Periods of Fibonacci Sequences Mod m

Given a positive integer m, let f(m) denote the period length of 
the Fibonacci sequence 0,1,1,2,3,5,... taken modulo m.  Peter Freyd 
challenged the readers of the American Mathematical Monthly (E3410, 
March 92) to prove that f(m) is less than or equal to 6m for all m, 
and that equality holds for infinitely many values of m.

Let the prime factorization of m be 

                m = (p1^a1)(p2^a2)...(pk^ak)

For the period length of a linear recurring sequence modulo m it is
immediate that 

                   f(m) = LCM{f(pj^aj)}

which is less than or equal to LCM{(pj^(aj - 1) f(pj)}.  Thus, a bound
for f(m) is determined by the periods of the recurrence in the finite 
fields Z_{pj}.

The characteristic polynomial for the Fibonacci and Lucas sequences
is
                    q(x) = x^2 - x - 1

which splits in the field Z_{p^2} into linear factors x-a and x-b.
If a is not equal to b, then the nth element in the sequence has the
form
                 F_n  =  A a^n  +  B b^n

for constants A and B (determined by the innitial values).  If q(x) 
splits in Z_p, then a,b are elements of Z_p, and f(p) divides p-1 by 
Fermat's Little Theorem.  On the other hand, if q(x) is irreducible 
in Z_p, then the order of the roots of q(x) can be found by noting 
that
           a^p = b        and        -1 = ab = a^(p+1)

implying that a^(2(p+1)) = 1.  Thus f(p) divides 2(p+1) for 
"irreducible" primes.  By the quadratic reciprocity law q(x) is
irreducible over Z_p if p = +-2 (mod 5), and q(x) splits into
distinct linear factors over Z_p if p = +-1 (mod 5).

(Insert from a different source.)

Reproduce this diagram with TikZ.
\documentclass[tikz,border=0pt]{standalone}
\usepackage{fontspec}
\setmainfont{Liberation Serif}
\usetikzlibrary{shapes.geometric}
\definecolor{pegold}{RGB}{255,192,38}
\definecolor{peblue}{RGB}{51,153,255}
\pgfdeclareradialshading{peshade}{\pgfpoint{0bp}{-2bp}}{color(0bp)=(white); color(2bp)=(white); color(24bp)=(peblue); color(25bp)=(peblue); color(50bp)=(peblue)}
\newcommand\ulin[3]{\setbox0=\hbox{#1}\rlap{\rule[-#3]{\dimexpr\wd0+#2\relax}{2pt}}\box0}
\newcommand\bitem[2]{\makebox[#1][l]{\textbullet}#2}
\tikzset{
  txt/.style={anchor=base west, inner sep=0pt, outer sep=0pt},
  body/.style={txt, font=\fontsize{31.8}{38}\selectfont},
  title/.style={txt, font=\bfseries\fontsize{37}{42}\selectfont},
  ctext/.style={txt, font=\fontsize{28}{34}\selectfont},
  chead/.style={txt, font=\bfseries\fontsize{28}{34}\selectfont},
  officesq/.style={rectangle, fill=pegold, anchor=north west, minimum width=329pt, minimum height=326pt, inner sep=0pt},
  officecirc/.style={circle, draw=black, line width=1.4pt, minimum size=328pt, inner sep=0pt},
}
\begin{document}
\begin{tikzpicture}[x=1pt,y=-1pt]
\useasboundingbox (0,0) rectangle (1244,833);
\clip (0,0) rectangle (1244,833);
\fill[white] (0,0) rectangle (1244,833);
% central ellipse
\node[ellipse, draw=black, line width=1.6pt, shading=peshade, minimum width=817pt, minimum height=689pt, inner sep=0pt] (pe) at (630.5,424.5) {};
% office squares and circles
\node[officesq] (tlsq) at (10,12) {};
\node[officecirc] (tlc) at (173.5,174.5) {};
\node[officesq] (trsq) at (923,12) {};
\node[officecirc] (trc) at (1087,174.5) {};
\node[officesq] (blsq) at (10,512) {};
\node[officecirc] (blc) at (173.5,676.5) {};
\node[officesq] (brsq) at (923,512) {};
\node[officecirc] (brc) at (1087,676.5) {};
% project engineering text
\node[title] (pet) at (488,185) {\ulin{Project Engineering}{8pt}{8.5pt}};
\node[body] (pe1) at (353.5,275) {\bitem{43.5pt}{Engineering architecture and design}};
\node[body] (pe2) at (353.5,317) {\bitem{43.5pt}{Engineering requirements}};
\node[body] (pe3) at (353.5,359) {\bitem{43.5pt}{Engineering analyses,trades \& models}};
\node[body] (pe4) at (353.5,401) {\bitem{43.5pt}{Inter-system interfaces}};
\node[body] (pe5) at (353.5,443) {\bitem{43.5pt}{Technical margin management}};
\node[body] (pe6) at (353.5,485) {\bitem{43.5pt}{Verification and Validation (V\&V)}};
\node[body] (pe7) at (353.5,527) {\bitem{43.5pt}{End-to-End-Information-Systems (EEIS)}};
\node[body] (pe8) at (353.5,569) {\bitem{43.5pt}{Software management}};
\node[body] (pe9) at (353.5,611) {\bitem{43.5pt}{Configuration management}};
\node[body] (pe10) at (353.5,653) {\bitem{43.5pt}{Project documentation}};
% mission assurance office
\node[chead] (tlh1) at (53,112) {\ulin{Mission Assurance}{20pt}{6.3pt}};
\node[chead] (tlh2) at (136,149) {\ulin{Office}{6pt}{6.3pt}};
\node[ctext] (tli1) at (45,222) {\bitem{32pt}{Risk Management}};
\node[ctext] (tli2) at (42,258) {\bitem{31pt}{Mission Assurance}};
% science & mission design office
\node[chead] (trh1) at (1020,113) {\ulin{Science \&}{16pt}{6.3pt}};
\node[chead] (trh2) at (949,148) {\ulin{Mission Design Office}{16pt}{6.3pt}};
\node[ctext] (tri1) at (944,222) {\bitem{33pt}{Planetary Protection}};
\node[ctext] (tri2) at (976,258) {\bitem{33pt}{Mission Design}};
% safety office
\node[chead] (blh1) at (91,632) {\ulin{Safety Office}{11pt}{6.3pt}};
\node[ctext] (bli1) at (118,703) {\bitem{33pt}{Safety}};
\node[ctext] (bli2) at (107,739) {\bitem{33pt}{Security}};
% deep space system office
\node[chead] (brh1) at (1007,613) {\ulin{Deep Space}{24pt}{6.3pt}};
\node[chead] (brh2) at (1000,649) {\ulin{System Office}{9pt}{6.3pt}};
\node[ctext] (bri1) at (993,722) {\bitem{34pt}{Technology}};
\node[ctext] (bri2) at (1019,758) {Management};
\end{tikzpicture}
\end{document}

The remaining case is when q(x) has multiple conjugate roots in 
Z_{p^2}, which implies that a=b in Z_p.  This occurs if and only if
p divides the discriminant of q(x), that is, if and only if p=5.
Then the nth term of the sequence is 

                  F_n  =  (A + Bn)a^n

where the constants A and B are again determined by the initial 
values.  Since the periods of A+Bn and a^n divide p and p-1
respectively, the sequence in this case has period dividing 
p(p-1) = 20.  Indeed, for the Fibonacci sequence we have f(5)=20,
whereas for the Lucas sequence the initial values are such that
B=0 and we have f(5) = 4.

Now, to maximize the value of f(m)/m we should exclude any prime
factors p for which q(x) splits into distinct factors in Z_p, since
they contribute at best a factor of (p-1)/p.  Therefore, we need
consider only products of "irreducible" primes and the special prime
5.  If m is a product of only odd irreducible primes, then
             _                       _
            |  / pj + 1 \             |             / pj - 1 \
 f(m) =< LCM| ( -------- )pj^(aj - 1) | =< 4m PROD ( -------- )
            |_ \    2   /            _|             \   2pj  /

which proves that the ratio is less than 4 in this case.  So, in view
of the facts that

         f(3^n) = 8*3^(n-1)      and      f(2^n) = 3*2^(n-1)

for both the Lucas and Fibonacci sequences and

                    / 4*5^n   for the Fibonacci sequence
          f(5^n) = (
                    \ 4*5^(n-1)  for the Lucas sequence

we see that for the Fibonacci sequence the maximum value of f(m)/m 
is 6, which occurs if and only if m = 2*5^n where n is any positive 
integer.  On the other hand, for the Lucas sequence 2,1,3,4,7,... 
the maximum value of f(m)/m is 4, which occurs if and only if m = 6.